A coworker files a request to get a new hire access to the right systems. Two days later they leave for a week, and the new hire still cannot log in. You go looking for the ticket. You cannot see it, because they filed it and you did not. So you do the thing everyone does: you file a second request, the Cloud Sentry team now has two threads for one problem, and the new hire spends another morning locked out.
This is not a tooling failure. The system worked. The request was filed, picked up, and worked correctly. The failure was visibility. One person held the only window into a problem that belonged to the whole team, and when that person stepped away, the window closed.
For an operations-first team, that gap is the expensive part. You are not short on tools or short on requests. You are short on a clean way for the right people to see the right things at the right time. Sharing a request is how the portal closes that gap, and the design choices behind it are worth understanding before you start clicking buttons.
Why private is the right default
By default, only the person who filed a request and the Cloud Sentry team can see it. That is deliberate. Most requests are personal: a forgotten password, a single multi-factor authentication (MFA) reset, a quick one-off question. None of those need an audience, and broadcasting them to the whole company would be its own kind of mess.
Default privacy becomes a problem only in a specific set of cases:
- A coworker filed a request, then went on time off, and nobody else can read the status.
- An access change you depend on is moving through a queue you cannot watch.
- Several people need to weigh in on the same question, and forwarding email screenshots is how mistakes happen.

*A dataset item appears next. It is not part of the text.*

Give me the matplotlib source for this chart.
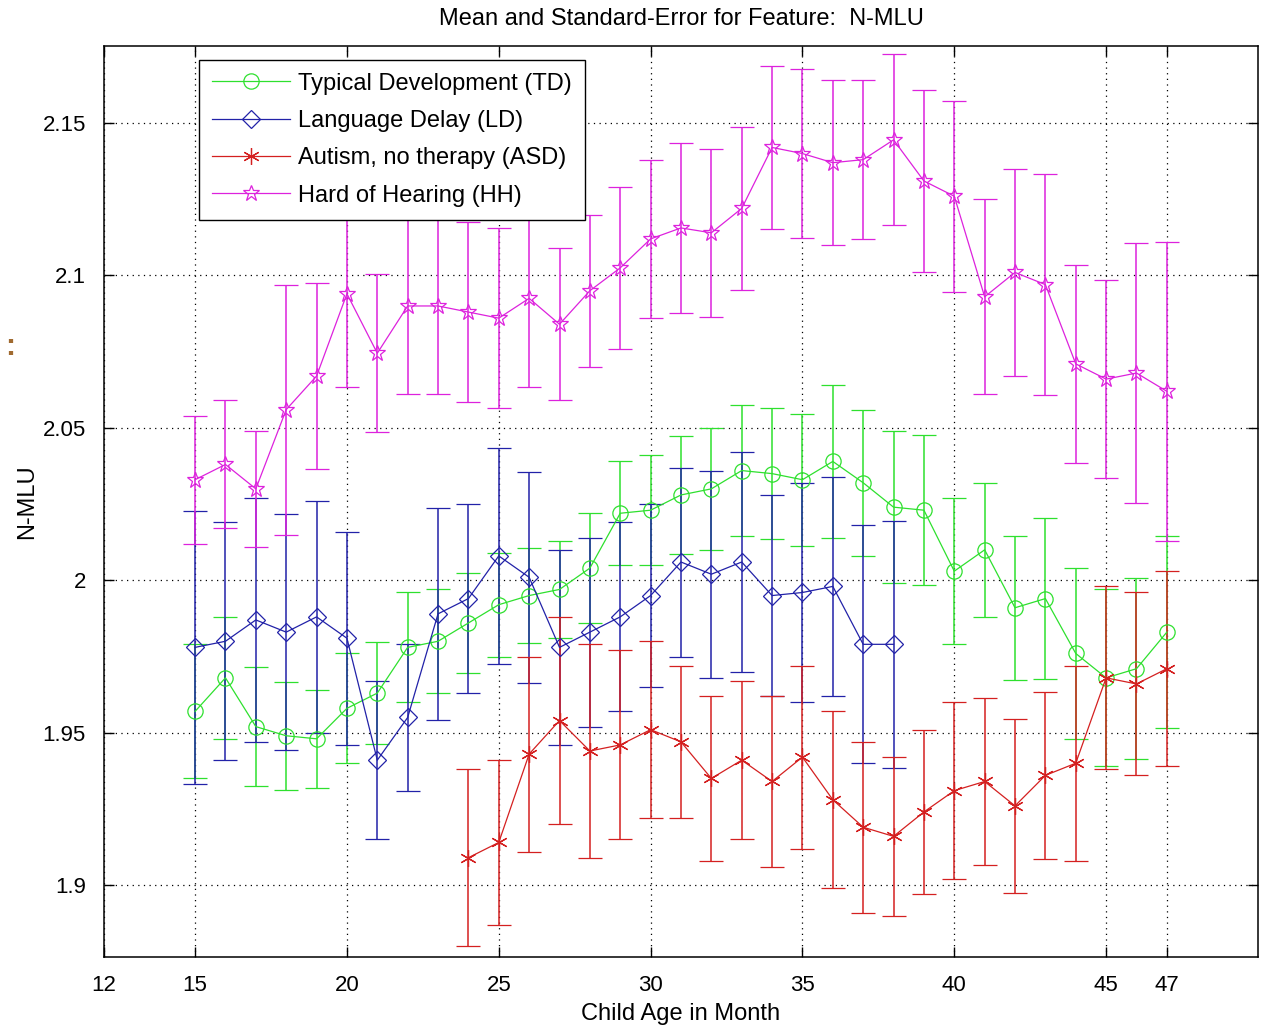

Sharing exists for exactly those situations. It widens the circle for the requests that affect the team, and it leaves the personal ones alone. You get team visibility without turning every password reset into a group thread.
What sharing does and does not do
Open a request and click Share with team in the header. A short prompt asks who should see it. Most of the time the answer is everyone on the team, and that is the common choice. For a request that is sensitive but not personal, a leaver process where only the manager and a human resources contact need eyes, you can share with specific members instead.
Once a request is shared, the people you shared it with can do the practical things:
- Read the title, the description, and the full updates thread.
- Reply on the thread, with replies attributed to them and not to the original filer.
- Attach files and read any follow-up panels.
What sharing does not do is hand off ownership. The person who filed the request stays the primary point of contact for Cloud Sentry. Sharing adds watchers and contributors; it does not move the steering wheel. That distinction keeps accountability clear, which matters more than it sounds when three people are replying on one thread.
The requests page in the portal has two sections. The first lists the requests you filed yourself. The second, Shared with you, lists the ones your colleagues filed and opened up to the team. Each shared row carries a "shared by" line so you know whose request you are reading, and the status badges and update counts behave the same as in your own list.
That second section is the quiet workhorse. It means the new hire access ticket from the opening is sitting in plain view for everyone who needs it, with its status visible, the moment its filer goes on time off. Nobody files a duplicate. Nobody guesses.
The lines we drew on purpose
Some requests are not shareable, by design. A report you file under a security concern stays private, because your colleagues should not be able to read a phishing report you filed about one of them. Requests that touch your own account, like a personal MFA change, stay private for the same reason. On those request types the Share with team button simply is not there.
Visibility is a control, not a convenience. Deciding who can see what is the same muscle you use to decide who can access what, and getting it wrong quietly is how small teams get burned.
You can also revoke sharing from the same prompt you used to grant it. Revoking does not erase anyone's prior replies; those stay on the thread as history. The request just drops off their Shared with you list going forward. Sharing is scoped to a single company, so a request that involves a partner with their own Cloud Sentry account keeps each side to its own view, and we wire up any cross-company visibility by hand when it is genuinely needed.
The point under the feature
Security and operations are not tool problems; they are problems of who knows what, and when. The duplicate ticket in the opening did not happen because anyone lacked software. It happened because the people who needed to see a request could not, and the people who did not need to see the personal ones were never the question. Sharing is a small feature that encodes a real operating principle: open up what the team owns, lock down what the individual owns, and make the line easy to draw.
A five-person team that draws that line well moves like a much larger one. The status everyone needs is one click away, the report nobody should see stays sealed, and the person who filed the request is still clearly the one holding it.
So the next time a request matters to more than one person, the question is not whether you can find it later. The question is who you have quietly decided should be able to see it. Have you decided, or are you hoping nobody goes on vacation at the wrong time?